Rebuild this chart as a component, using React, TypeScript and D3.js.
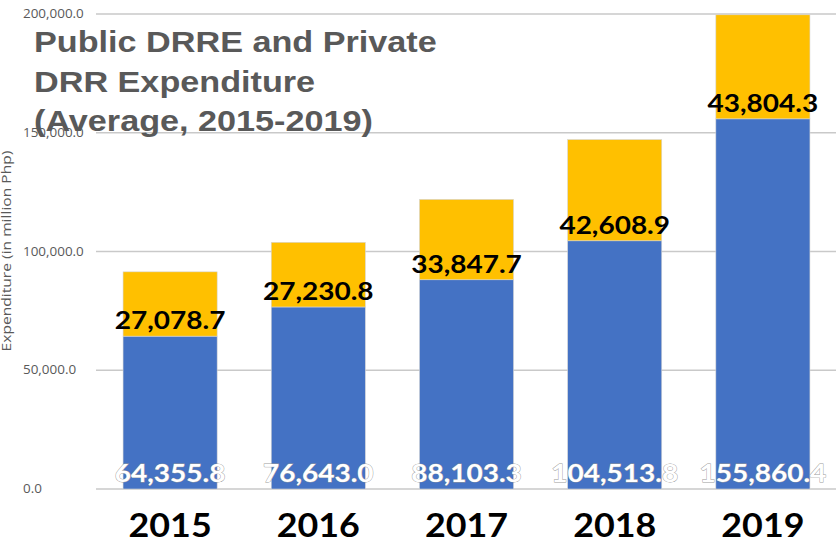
import * as d3 from "d3";

const years = ["2015", "2016", "2017", "2018", "2019"];
const publicDrre = [64355.8, 76643.0, 88103.3, 104513.8, 155860.4];
const privateDrr = [27078.7, 27230.8, 33847.7, 42608.9, 43804.3];
const yTicks = [0, 50000, 100000, 150000, 200000];
const titleLines = ["Public DRRE and Private", "DRR Expenditure", "(Average, 2015-2019)"];

const W = 836;
const H = 541;
const SX = 1.12; // the source image is a little stretched sideways

export default function App() {
  const x = d3.scaleBand()
    .domain(years)
    .range([96, 837])
    .paddingInner(0.365)
    .paddingOuter(0.1825);

  const y = d3.scaleLinear().domain([0, 200000]).range([489, 14]);
  const fmt = d3.format(",.1f");

  const rows = years.map((yr, i) => ({
    year: yr,
    pub: publicDrre[i],
    priv: privateDrr[i],
  }));

  return (
    <svg width={W} height={H} viewBox={`0 0 ${W} ${H}`}
      style={{ position: "absolute", left: 0, top: 0, background: "#fff" }}>
      {/* grid */}
      {yTicks.map(t => (
        <g key={t}>
          <line x1={96} x2={W} y1={y(t)} y2={y(t)} stroke="#c9c9c9" strokeWidth={1.5} />
          <text transform={`translate(23,${y(t)}) scale(${SX},1)`} dy="0.35em"
            fontFamily="'Open Sans', sans-serif" fontSize={12} fill="#595959">
            {fmt(t)}
          </text>
        </g>
      ))}

      <text transform={`translate(11,251) rotate(-90) scale(1.3,1)`} textAnchor="middle"
        fontFamily="'Open Sans', sans-serif" fontSize={12} fill="#595959">
        Expenditure (in million Php)
      </text>

      {/* bars */}
      {rows.map(d => (
        <g key={d.year}>
          <rect x={x(d.year)} width={x.bandwidth()} y={y(d.pub)} height={y(0) - y(d.pub)}
            fill="#4472C4" stroke="#d6d6d6" strokeWidth={0.6} />
          <rect x={x(d.year)} width={x.bandwidth()} y={y(d.pub + d.priv)}
            height={y(d.pub) - y(d.pub + d.priv)}
            fill="#FFC000" stroke="#d6d6d6" strokeWidth={0.6} />
        </g>
      ))}

      {/* labels */}
      {rows.map(d => {
        const cx = (x(d.year) as number) + x.bandwidth() / 2;
        return (
          <g key={"l" + d.year} fontFamily="Lato, sans-serif" fontWeight="bold" textAnchor="middle">
            <text transform={`translate(${cx},${y(d.pub) - 7}) scale(${SX},1)`}
              fontSize={25} fill="#000">
              {fmt(d.priv)}
            </text>
            <text transform={`translate(${cx},${y(0) - 7}) scale(${SX},1)`}
              fontSize={25} fill="#fff" stroke="#9a9a9a" strokeWidth={0.8} paintOrder="stroke">
              {fmt(d.pub)}
            </text>
            <text transform={`translate(${cx},537) scale(${SX},1)`}
              fontSize={32} fill="#000">
              {d.year}
            </text>
          </g>
        );
      })}

      {/* title */}
      {titleLines.map((t, i) => (
        <text key={t} transform={`translate(34,${52 + i * 39.5}) scale(1.14,1)`}
          fontFamily="'Liberation Sans', Arial, sans-serif" fontWeight="bold"
          fontSize={30} fill="#595959">
          {t}
        </text>
      ))}
    </svg>
  );
}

▬▬▬▬▬▬▬▬▬▬

- _Exercise brief_
Skip the pictures, then retype every line above exactly.

- _In response_
Rebuild this chart as a component, using React, TypeScript and D3.js.
import * as d3 from "d3";

const years = ["2015", "2016", "2017", "2018", "2019"];
const publicDrre = [64355.8, 76643.0, 88103.3, 104513.8, 155860.4];
const privateDrr = [27078.7, 27230.8, 33847.7, 42608.9, 43804.3];
const yTicks = [0, 50000, 100000, 150000, 200000];
const titleLines = ["Public DRRE and Private", "DRR Expenditure", "(Average, 2015-2019)"];

const W = 836;
const H = 541;
const SX = 1.12; // the source image is a little stretched sideways

export default function App() {
  const x = d3.scaleBand()
    .domain(years)
    .range([96, 837])
    .paddingInner(0.365)
    .paddingOuter(0.1825);

  const y = d3.scaleLinear().domain([0, 200000]).range([489, 14]);
  const fmt = d3.format(",.1f");

  const rows = years.map((yr, i) => ({
    year: yr,
    pub: publicDrre[i],
    priv: privateDrr[i],
  }));

  return (
    <svg width={W} height={H} viewBox={`0 0 ${W} ${H}`}
      style={{ position: "absolute", left: 0, top: 0, background: "#fff" }}>
      {/* grid */}
      {yTicks.map(t => (
        <g key={t}>
          <line x1={96} x2={W} y1={y(t)} y2={y(t)} stroke="#c9c9c9" strokeWidth={1.5} />
          <text transform={`translate(23,${y(t)}) scale(${SX},1)`} dy="0.35em"
            fontFamily="'Open Sans', sans-serif" fontSize={12} fill="#595959">
            {fmt(t)}
          </text>
        </g>
      ))}

      <text transform={`translate(11,251) rotate(-90) scale(1.3,1)`} textAnchor="middle"
        fontFamily="'Open Sans', sans-serif" fontSize={12} fill="#595959">
        Expenditure (in million Php)
      </text>

      {/* bars */}
      {rows.map(d => (
        <g key={d.year}>
          <rect x={x(d.year)} width={x.bandwidth()} y={y(d.pub)} height={y(0) - y(d.pub)}
            fill="#4472C4" stroke="#d6d6d6" strokeWidth={0.6} />
          <rect x={x(d.year)} width={x.bandwidth()} y={y(d.pub + d.priv)}
            height={y(d.pub) - y(d.pub + d.priv)}
            fill="#FFC000" stroke="#d6d6d6" strokeWidth={0.6} />
        </g>
      ))}

      {/* labels */}
      {rows.map(d => {
        const cx = (x(d.year) as number) + x.bandwidth() / 2;
        return (
          <g key={"l" + d.year} fontFamily="Lato, sans-serif" fontWeight="bold" textAnchor="middle">
            <text transform={`translate(${cx},${y(d.pub) - 7}) scale(${SX},1)`}
              fontSize={25} fill="#000">
              {fmt(d.priv)}
            </text>
            <text transform={`translate(${cx},${y(0) - 7}) scale(${SX},1)`}
              fontSize={25} fill="#fff" stroke="#9a9a9a" strokeWidth={0.8} paintOrder="stroke">
              {fmt(d.pub)}
            </text>
            <text transform={`translate(${cx},537) scale(${SX},1)`}
              fontSize={32} fill="#000">
              {d.year}
            </text>
          </g>
        );
      })}

      {/* title */}
      {titleLines.map((t, i) => (
        <text key={t} transform={`translate(34,${52 + i * 39.5}) scale(1.14,1)`}
          fontFamily="'Liberation Sans', Arial, sans-serif" fontWeight="bold"
          fontSize={30} fill="#595959">
          {t}
        </text>
      ))}
    </svg>
  );
}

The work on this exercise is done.